Wochenspruch: Der Menschensohn muss erhöht werden, auf dass alle, die an ihn glauben, das ewige Leben haben.
Johannes 3, 14b.15
Gedanken zum Predigttext für den Sonntag Palmarum, 5. April 2020
Und als er in Betanien war im Hause Simons des Aussätzigen und saß zu Tisch, da kam eine Frau, die hatte ein Glas mit unverfälschtem und kostbarem Nardenöl, und sie zerbrach das Glas und goss es auf sein Haupt.
Da wurden einige unwillig und sprachen untereinander: „Was soll diese Vergeudung des Salböls? Man hätte dieses Öl für mehr als dreihundert Silbergroschen verkaufen können und das Geld den Armen geben.“ Und sie fuhren sie an.

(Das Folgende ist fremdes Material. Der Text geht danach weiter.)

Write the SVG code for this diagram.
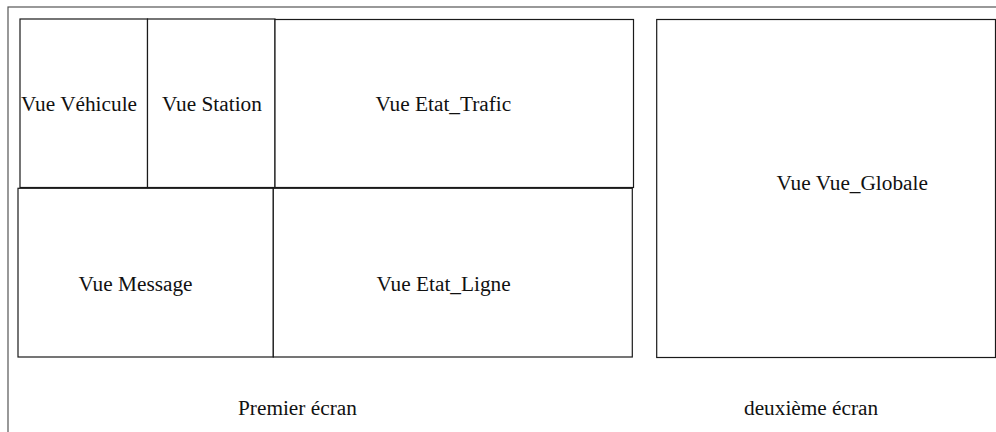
<svg xmlns="http://www.w3.org/2000/svg" width="996" height="432" viewBox="0 0 996 432">
<style>
.box{fill:#fff;stroke:#1a1a1a;stroke-width:1.2}
.frame{fill:none;stroke:#555;stroke-width:1.2}
.t{font-size:21.3px;fill:#111}
</style>
<rect width="996" height="432" fill="#fff"/>
<g id="frame"><rect class="frame" x="8" y="7" width="1000" height="440"/></g>
<g font-family="'Liberation Serif', 'Times New Roman', serif">
<g id="vue-vehicule"><rect class="box" x="20" y="19" width="127.5" height="168.5"/><text class="t" x="21" y="111">Vue Véhicule</text></g>
<g id="vue-station"><rect class="box" x="147.5" y="19" width="127.5" height="168.5"/><text class="t" x="162" y="111">Vue Station</text></g>
<g id="vue-etat-trafic"><rect class="box" x="275" y="19.5" width="358.5" height="168"/><text class="t" x="375.5" y="111">Vue Etat_Trafic</text></g>
<g id="vue-message"><rect class="box" x="18" y="188.3" width="255.3" height="168.7"/><text class="t" x="78.5" y="291">Vue Message</text></g>
<g id="vue-etat-ligne"><rect class="box" x="273.3" y="188.3" width="359" height="168.7"/><text class="t" x="376.5" y="291">Vue Etat_Ligne</text></g>
<g id="vue-globale"><rect class="box" x="656.7" y="19.5" width="338.8" height="338"/><text class="t" x="776.5" y="189.5">Vue Vue_Globale</text></g>
<g id="connectors"></g>
<g id="labels"><text class="t" x="238" y="415">Premier écran</text><text class="t" x="744" y="414.5">deuxième écran</text></g>
</g>
</svg>
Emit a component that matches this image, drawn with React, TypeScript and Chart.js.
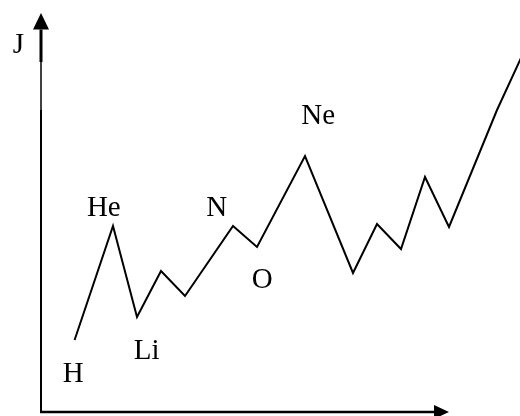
import React, { useEffect, useRef } from "react";
import { Chart, registerables } from "chart.js";

Chart.register(...registerables);

// Horizontal position of each sketched point (grid steps along the x axis)
const positions = [1.4, 3, 4, 5, 6, 8, 9, 11, 13, 14, 15, 16, 17, 19, 20];
// Sketched height of each point (arbitrary energy units)
const energies = [7.2, 18.6, 9.5, 14.1, 11.6, 18.6, 16.5, 25.6, 13.9, 18.8, 16.3, 23.5, 18.5, 30.2, 35.4];
// Element labels and the point each one marks
const elementNames = ["H", "He", "Li", "N", "O", "Ne"];
const elementIndex = [0, 1, 2, 5, 6, 7];
const yAxisLabel = "J";
// Axis extents (data units)
const xAxisEnd = 17;
const yAxisEnd = 39.9;

const X_MIN = -41 / 24;
const X_MAX = 479 / 24;
const Y_MIN = -0.4;
const Y_MAX = 41.2;

const FONT = "29px 'Liberation Serif', 'Times New Roman', serif";

// label offsets in pixels from their point: [dx of text centre, dy of baseline]
const labelOffsets: Record<string, [number, number]> = {
  H: [-1.5, 42.3],
  He: [-9.2, -9.6],
  Li: [9.6, 42],
  N: [-16.4, -10.3],
  O: [5.3, 40.5],
  Ne: [13.2, -32.4],
};

const sketchPlugin = {
  id: "sketchAxes",
  afterDraw(chart: any) {
    const ctx = chart.ctx as CanvasRenderingContext2D;
    const xs = chart.scales.x;
    const ys = chart.scales.y;
    const ox = xs.getPixelForValue(0);
    const oy = ys.getPixelForValue(0);
    const xEnd = xs.getPixelForValue(xAxisEnd);
    const yEnd = ys.getPixelForValue(yAxisEnd);
    ctx.save();
    ctx.strokeStyle = "#000";
    ctx.fillStyle = "#000";
    ctx.lineCap = "butt";

    // y axis
    const yHeadBase = yEnd + 16.5;
    ctx.lineWidth = 2;
    ctx.beginPath();
    ctx.moveTo(ox, oy + 1);
    ctx.lineTo(ox, yEnd + 97);
    ctx.stroke();
    ctx.lineWidth = 1.5;
    ctx.beginPath();
    ctx.moveTo(ox, yEnd + 97);
    ctx.lineTo(ox, yEnd + 49);
    ctx.stroke();
    ctx.lineWidth = 3;
    ctx.beginPath();
    ctx.moveTo(ox, yEnd + 49);
    ctx.lineTo(ox, yHeadBase);
    ctx.stroke();
    ctx.beginPath();
    ctx.moveTo(ox, yEnd);
    ctx.lineTo(ox - 8, yHeadBase);
    ctx.lineTo(ox + 8, yHeadBase);
    ctx.closePath();
    ctx.fill();

    // x axis
    const xHeadBase = xEnd - 15;
    ctx.lineWidth = 2.5;
    ctx.beginPath();
    ctx.moveTo(ox - 1, oy);
    ctx.lineTo(xHeadBase, oy);
    ctx.stroke();
    ctx.beginPath();
    ctx.moveTo(xEnd, oy);
    ctx.lineTo(xHeadBase, oy - 7);
    ctx.lineTo(xHeadBase, oy + 7);
    ctx.closePath();
    ctx.fill();

    // labels
    ctx.font = FONT;
    ctx.textAlign = "center";
    ctx.textBaseline = "alphabetic";
    ctx.fillText(yAxisLabel, ox - 22.7, yEnd + 40);
    const meta = chart.getDatasetMeta(0);
    elementNames.forEach((name, i) => {
      const pt = meta.data[elementIndex[i]];
      const off = labelOffsets[name] || [0, 0];
      ctx.fillText(name, pt.x + off[0], pt.y + off[1]);
    });
    ctx.restore();
  },
};

export default function App() {
  const ref = useRef<HTMLCanvasElement | null>(null);
  useEffect(() => {
    document.body.style.margin = "0";
    const canvas = ref.current;
    if (!canvas) return;
    const chart = new Chart(canvas, {
      type: "line",
      data: {
        datasets: [
          {
            data: positions.map((x, i) => ({ x, y: energies[i] })),
            borderColor: "#000",
            borderWidth: 2,
            borderJoinStyle: "miter",
            pointRadius: 0,
            tension: 0,
            fill: false,
          },
        ],
      },
      options: {
        animation: false,
        responsive: false,
        maintainAspectRatio: false,
        layout: { padding: 0 },
        plugins: { legend: { display: false }, tooltip: { enabled: false } },
        scales: {
          x: { type: "linear", min: X_MIN, max: X_MAX, display: false },
          y: { type: "linear", min: Y_MIN, max: Y_MAX, display: false },
        },
      },
      plugins: [sketchPlugin],
    });
    return () => chart.destroy();
  }, []);
  return (
    <div style={{ width: 520, height: 416, background: "#fff" }}>
      <canvas ref={ref} width={520} height={416} style={{ display: "block" }} />
    </div>
  );
}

Jesus aber sprach: „Lasst sie in Frieden! Was betrübt ihr sie? Sie hat ein gutes Werk an mir getan. Denn ihr habt allezeit Arme bei euch, und wenn ihr wollt, könnt ihr ihnen Gutes tun; mich aber habt ihr nicht allezeit. Sie hat getan, was sie konnte; sie hat meinen Leib im voraus gesalbt für mein Begräbnis. Wahrlich, ich sage euch: Wo das Evangelium gepredigt wird in aller Welt, da wird man auch das sagen zu ihrem Gedächtnis, was sie jetzt getan hat.“
(Markus 14,3-9)
In diesen Tagen nehme ich die Menschen besonders intensiv wahr: Diese Distanz, wenn Nachbarn sich von Stockwerk zu Stockwerk, von Balkon zu Balkon unterhalten, wenn jeder sich an den Klebestreifen auf dem Boden vor der Supermarktkasse orientiert - bloß nicht zu nah kommen! Zugleich berühren mich Menschen emotional stärker als zuvor. So wie der Café-Besitzer, der strahlend frische Waffeln im Straßenverkauf anbietet. Lachende Menschen und ein Ort der Wärme mitten in der Innenstadt mit den geschlossenen Läden und Restaurants. Oder die große Plastikkiste vor dem Buchladen, aus der eine Frau ihre Buchbestellung abholt, eingepackt in Packpapier; sie ist überglücklich, dass der Kontakt zum Lieblingsbuchladen möglich ist. Frische Waffeln oder ein neues Buch schaffen Verbundenheit und Nähe.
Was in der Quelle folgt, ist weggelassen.